A German television program on Friday showed old footage of a bare-chested Nikitin playing drums, and a partly covered swastika tattoo was visible. Bayreuth festival organizers said Nikitin made his decision to withdraw on Saturday after being questioned by a German newspaper about the significance of his tattoos.

"I was not aware of the extent of the irritation and offense these signs and symbols would cause, particularly in Bayreuth given the context of the festival's history," Nikitin said.

'Major mistake'

The singer explained that he felt getting the tattoos, which he did in his youth, had been a "major mistake" and that he hadn't foreseen the "extent of the confusion and hurt" they could cause.

Festival organizers issued a statement saying they backed the decision. "[Nikitin's] decision to pull out of the role is fully in line with our policy of completely rejecting Nazi ideology in any shape or form," it said.

On Sunday, they announced that South Korea's Samuel Youn, who has been a regular in Bayreuth since 2004 and served as an understudy to Nikitin, has been chosen as his replacement.

The curtain is set to rise on the "The Flying Dutchman" on Wednesday.

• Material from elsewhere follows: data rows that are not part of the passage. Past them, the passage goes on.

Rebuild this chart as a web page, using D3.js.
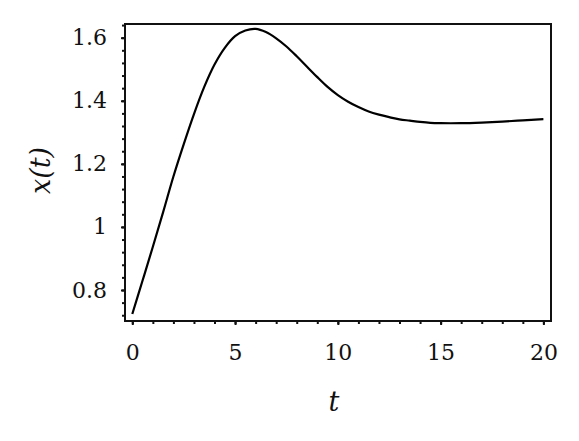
<!DOCTYPE html>
<html>
<head>
<meta charset="utf-8">
<script src="https://cdn.jsdelivr.net/npm/d3@7"></script>
<style>
  body { margin: 0; background: #fff; }
  text { font-family: "DejaVu Serif", "Liberation Serif", serif; fill: #111; }
</style>
</head>
<body>
<div id="chart"></div>
<script>
// data
var tVals = [0, 0.5, 1, 1.5, 2, 2.5, 3, 3.5, 4, 4.5, 5, 5.5, 6, 6.5, 7, 7.5, 8, 8.5, 9, 9.5,
  10, 10.5, 11, 11.5, 12, 12.5, 13, 13.5, 14, 14.5, 15, 16, 17, 18, 19, 20];
var xVals = [0.724, 0.83, 0.937, 1.047, 1.16, 1.262, 1.358, 1.444, 1.515, 1.568, 1.605, 1.623, 1.628, 1.618, 1.598, 1.572, 1.541, 1.508, 1.475, 1.444,
  1.418, 1.397, 1.38, 1.366, 1.356, 1.348, 1.341, 1.337, 1.333, 1.33, 1.329, 1.329, 1.331, 1.334, 1.338, 1.342];
var xTicks = [0, 5, 10, 15, 20];
var yTicks = [0.8, 1, 1.2, 1.4, 1.6];

var W = 579, H = 441;
var m = {t: 24, r: 28, b: 120, l: 125},
    w = W - m.l - m.r,
    h = H - m.t - m.b;

var svg = d3.select("#chart").append("svg")
  .attr("width", W)
  .attr("height", H);

var g = svg.append("g")
  .attr("transform", "translate(" + m.l + "," + m.t + ")");

var x = d3.scaleLinear().domain([-0.355, 20.37]).range([0, w]);
var y = d3.scaleLinear().domain([0.7017, 1.6434]).range([h, 0]);

// minor ticks
var xMinor = d3.range(0, 21, 1);
var yMinor = d3.range(0, 24).map(function(i){ return +(0.72 + i*0.04).toFixed(2); })
  .filter(function(v){ return v <= 1.64; });

g.append("g")
  .attr("transform", "translate(0," + h + ")")
  .call(d3.axisBottom(x).tickValues(xMinor).tickSize(3).tickFormat(""))
  .call(function(s){ s.select(".domain").remove(); })
  .selectAll("line").attr("stroke", "#111").attr("stroke-width", 2);

g.append("g")
  .call(d3.axisLeft(y).tickValues(yMinor).tickSize(3).tickFormat(""))
  .call(function(s){ s.select(".domain").remove(); })
  .selectAll("line").attr("stroke", "#111").attr("stroke-width", 2);

// major ticks
var xAxis = g.append("g")
  .attr("transform", "translate(0," + h + ")")
  .call(d3.axisBottom(x).tickValues(xTicks).tickSize(4).tickPadding(19).tickFormat(d3.format("d")));
xAxis.select(".domain").remove();
xAxis.selectAll("line").attr("stroke", "#111").attr("stroke-width", 2);
xAxis.selectAll("text").attr("font-size", "22px").attr("fill", "#111")
  .attr("font-family", "DejaVu Serif, Liberation Serif, serif");

var yAxis = g.append("g")
  .call(d3.axisLeft(y).tickValues(yTicks).tickSize(4).tickPadding(14).tickFormat(function(d){ return d3.format("")(d); }));
yAxis.select(".domain").remove();
yAxis.selectAll("line").attr("stroke", "#111").attr("stroke-width", 2);
yAxis.selectAll("text").attr("font-size", "22px").attr("fill", "#111")
  .attr("font-family", "DejaVu Serif, Liberation Serif, serif");

// frame
g.append("rect")
  .attr("x", 0).attr("y", 0)
  .attr("width", w).attr("height", h)
  .attr("fill", "none")
  .attr("stroke", "#111")
  .attr("stroke-width", 2);

// curve
var pts = tVals.map(function(t, i){ return {t: t, v: xVals[i]}; });
var line = d3.line()
  .x(function(d){ return x(d.t); })
  .y(function(d){ return y(d.v); })
  .curve(d3.curveCatmullRom.alpha(0.5));

g.append("path")
  .datum(pts)
  .attr("d", line)
  .attr("fill", "none")
  .attr("stroke", "#000")
  .attr("stroke-width", 2.2);

// axis titles
g.append("text")
  .attr("x", w/2 - 4)
  .attr("y", 411 - m.t)
  .attr("text-anchor", "middle")
  .attr("font-size", "27px")
  .attr("font-style", "italic")
  .text("t");

g.append("text")
  .attr("transform", "translate(" + (50 - m.l) + "," + (h/2 - 2) + ") rotate(-90)")
  .attr("text-anchor", "middle")
  .attr("font-size", "27px")
  .attr("font-style", "italic")
  .text("x(t)");
</script>
</body>
</html>
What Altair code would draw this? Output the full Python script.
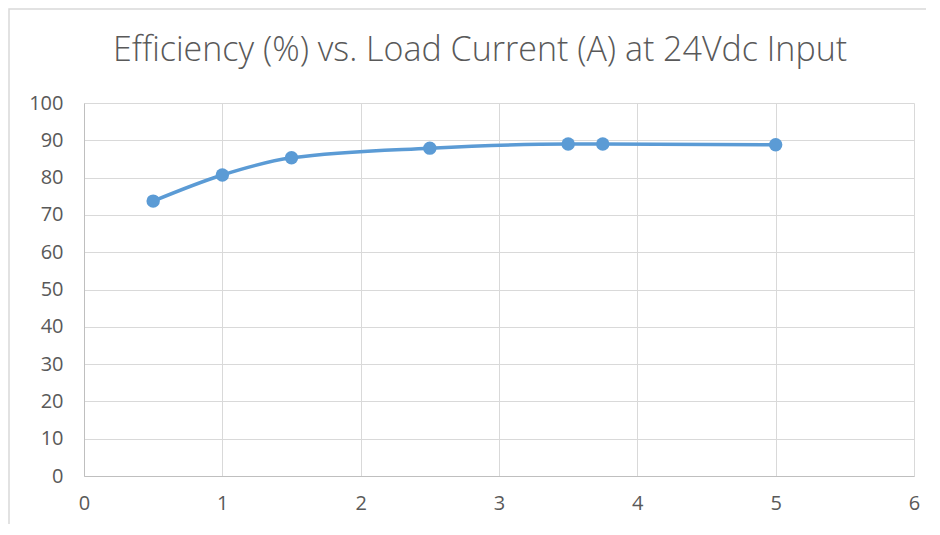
import altair as alt
import pandas as pd

load_current = [0.5, 1.0, 1.5, 2.5, 3.5, 3.75, 5.0]
efficiency = [73.7, 80.7, 85.3, 87.9, 89.0, 89.0, 88.8]
title_text = ["Efficiency (%) vs. Load Current (A) at 24Vdc Input"]

df = pd.DataFrame({"current": load_current, "eff": efficiency})

FONT = "Open Sans"
GRID = "#D9D9D9"
LABEL = "#595959"
BLUE = "#5B9BD5"

x = alt.X("current:Q", scale=alt.Scale(domain=[0, 6], nice=False),
          axis=alt.Axis(title=None, values=[0, 1, 2, 3, 4, 5, 6], format="d",
                        grid=True, gridColor=GRID, domainColor="#BFBFBF",
                        ticks=False, labelPadding=17, labelFontSize=20,
                        labelFlush=False,
                        labelColor=LABEL, labelFont=FONT))
y = alt.Y("eff:Q", scale=alt.Scale(domain=[0, 100], nice=False),
          axis=alt.Axis(title=None, values=list(range(0, 101, 10)),
                        grid=True, gridColor=GRID, domainColor="#BFBFBF",
                        ticks=False, labelPadding=21, labelFontSize=20,
                        labelFlush=False,
                        labelColor=LABEL, labelFont=FONT))

base = alt.Chart(df)
line = base.mark_line(color=BLUE, strokeWidth=3.5, interpolate="monotone").encode(x=x, y=y)
pts = base.mark_point(color=BLUE, filled=True, opacity=1, size=180).encode(x=x, y=y)

border = alt.Chart(pd.DataFrame({"a": [0]})).mark_rect(
    fill=None, stroke="#D9D9D9", strokeWidth=1.5).encode(
    x=alt.value(-75), y=alt.value(-94), x2=alt.value(1000), y2=alt.value(700))

title = alt.Chart(pd.DataFrame({"t": title_text})).mark_text(
    font=FONT, fontSize=34, fontWeight=300, color=LABEL,
    align="center", baseline="alphabetic").encode(
    text="t:N", x=alt.value(396), y=alt.value(-42))

chart = alt.layer(border, line, pts, title).properties(
    width=830, height=373,
    autosize=alt.AutoSizeParams(type="none"),
    padding={"left": 76, "top": 95, "right": 12, "bottom": 48},
).configure_view(stroke=None)

chart.save("out.html", embed_options={"renderer": "svg", "actions": False})
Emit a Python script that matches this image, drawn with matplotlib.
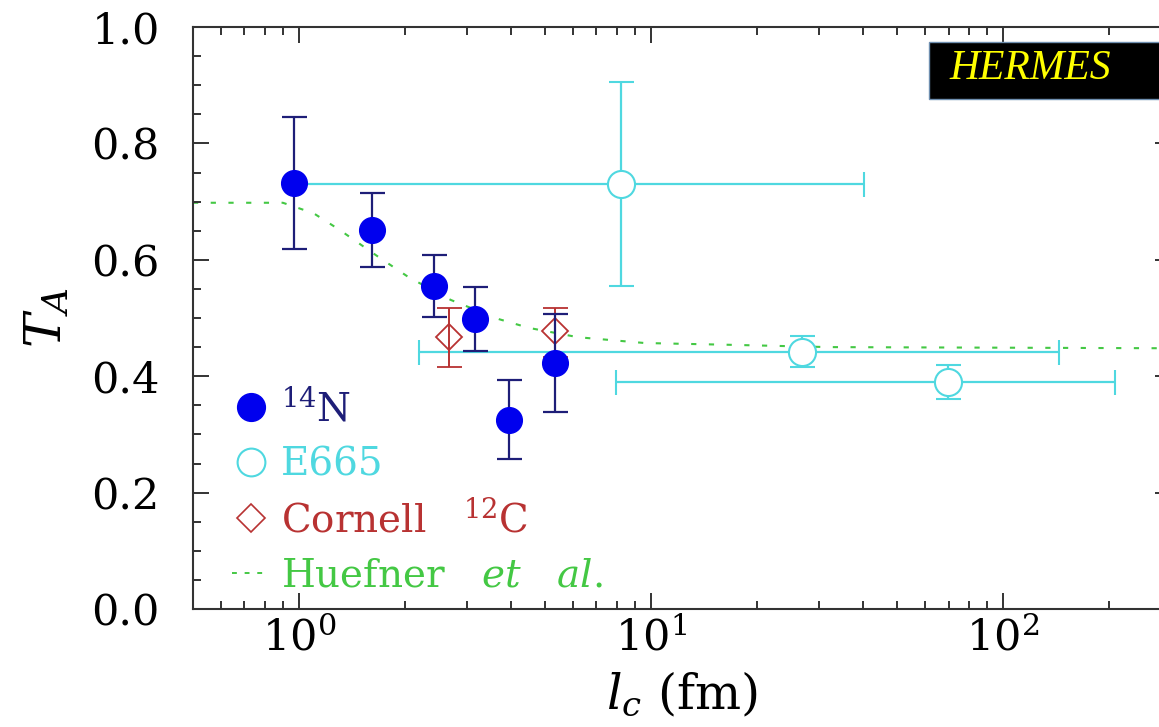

The Bayreuth Festival is the world's oldest summer music festival. It was founded by Wagner, himself an anti-Semite. Wagner was Adolf Hitler's favorite composer.

"The Flying Dutchman," Wagner's first mature opera, is the only new production at this year's festival, which runs from July 25 to August 28. The opera tells the story of a ship captain doomed to sail the seas for all time.